• Культура
Автор
Василий Дворцов
16 публикаций
Писатель

Удержание русскости в России. Часть четвёртая

«Соработники словом и сослужители Слову»... Исторически русская литература признаваема вершиной роста-развития национального самопознания, чувственным остриём общественного самоощущения. При этом литература у нас не подменяет философию и не отвергает социологию; просто то, что наш писатель высказывает, потом учёный доказывает: у русских интуиция всегда опережает логику, и настоящий писатель рождён видеть энергии ещё только в мир входящие, слышать пульс едва начавшегося процесса, а не анализировать уже свершившиеся и доказанные факты.

Писатель — физиолог бытия, философ — его анатом. Писатель с помощью особого дара оголённости своей души, инструментами обнажённой сенсорики улавливает дух времени и переводит его в образ, передавая далее общественному сознанию. Ведь действительно, русским обществом принимаются, разбираются-осмысляются и усваиваются только те идеи и представления, что перед этим были уловлены, прочувствованны, просмотрены и отцежены через этико-эстетические сита русской литературой. Наша литература — всегда интеллектуальное поле риска, идейное первопроходчество, мыслительная разведка боем. Нередко литературные сюжеты в России переходят в реальные исторические события, и литературные типы становятся их действующими лицами. И критика тогда первой из наук излагает-толкует уловленное писательской интуицией, нечто только начинаемое.

Да, в период от Ломоносова до Пушкина литературная критика практически не выходила за вкусовщинное распекательство. Новиков в «Путешествии на Парнас» так живописал критиков: «Вид их был угрюмый и свирепый; глаза сверкали как молния, а языком они никого не щадили». И писатели не только к ним не прислушивались, но в меру сил игнорировали их фельетоны и сатиры. Ответной реакцией стало внутреннее межавторское рецензирование, герметично символическое — так называемая «масонская литературная критика»: «арзамасцы» хвалили или порицали творения своих собратьев согласно критериям, непонятным непосвящённым.

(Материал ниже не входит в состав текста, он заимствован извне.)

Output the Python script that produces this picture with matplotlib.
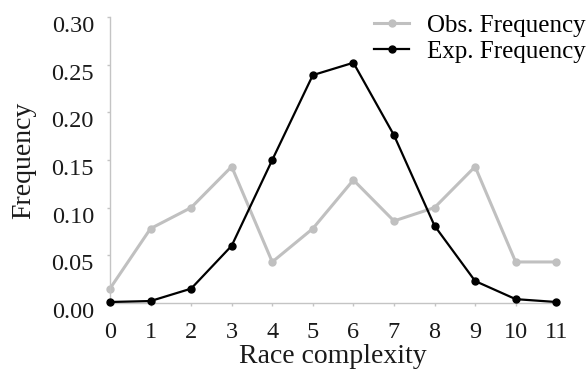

Первые системно внятные разборы произведений у нас начались в литературных кружках-объединениях Станкевича в Москве и Пушкина в Санкт-Петербурге. Как ни курьёзно, но российская критика своим появлением на свет обязана цензуре: передовая дворянская молодёжь, по-русски безоглядно вовлекшись в модный европейский мятеж философии социальной против философии эстетической, однако, из-за «последствий декабрьских» не имея возможности открыто спорить о политике, государственном устройстве и народной пользе, пошла в литературную критику. Писатели моделировали ситуации, а критики их обсуждали с уже достаточно методологически проработанной позиции «служения общественному идеалу». И далее эта специфика философичности литературной критики и литературности отечественной философии протянулась, качаясь меж публицистичностью и эстетством, до наших дней. Это на Западе литературная критика в философском аспекте рассматривается лишь как расширенный акт чтения, но в России-то от неё ждут большего — выработки, ориентированной на правду общественной позиции в отношении проблем, событий, поведения отдельных личностей или социальных групп. Как нет у нас и «чистых» философов, не отметившихся феноменологическим или объективистским разбором чьего-то литературного творчества, куда более влияющего на идеологическую тональность русского общества, чем самая агрессивная партийная пропаганда.

Понятно, что под «обществом» мы здесь подразумеваем не «совокупность людей, объединённых исторически обусловленными социальными формами совместной жизни и деятельности» — т.е. не рабовладельческое общество или капиталистическое, а «круг людей, объединённых общностью положения, происхождения, интересов». Здесь «образованное», «передовое общество» — это интеллектуальная элита нации, состоящая из лучших представителей религиозных и художественных, научных и промышленных, военных и разночинных кругов и сословий. Элита, принимающая на себя нравственную ответственность за жизнь всей нации.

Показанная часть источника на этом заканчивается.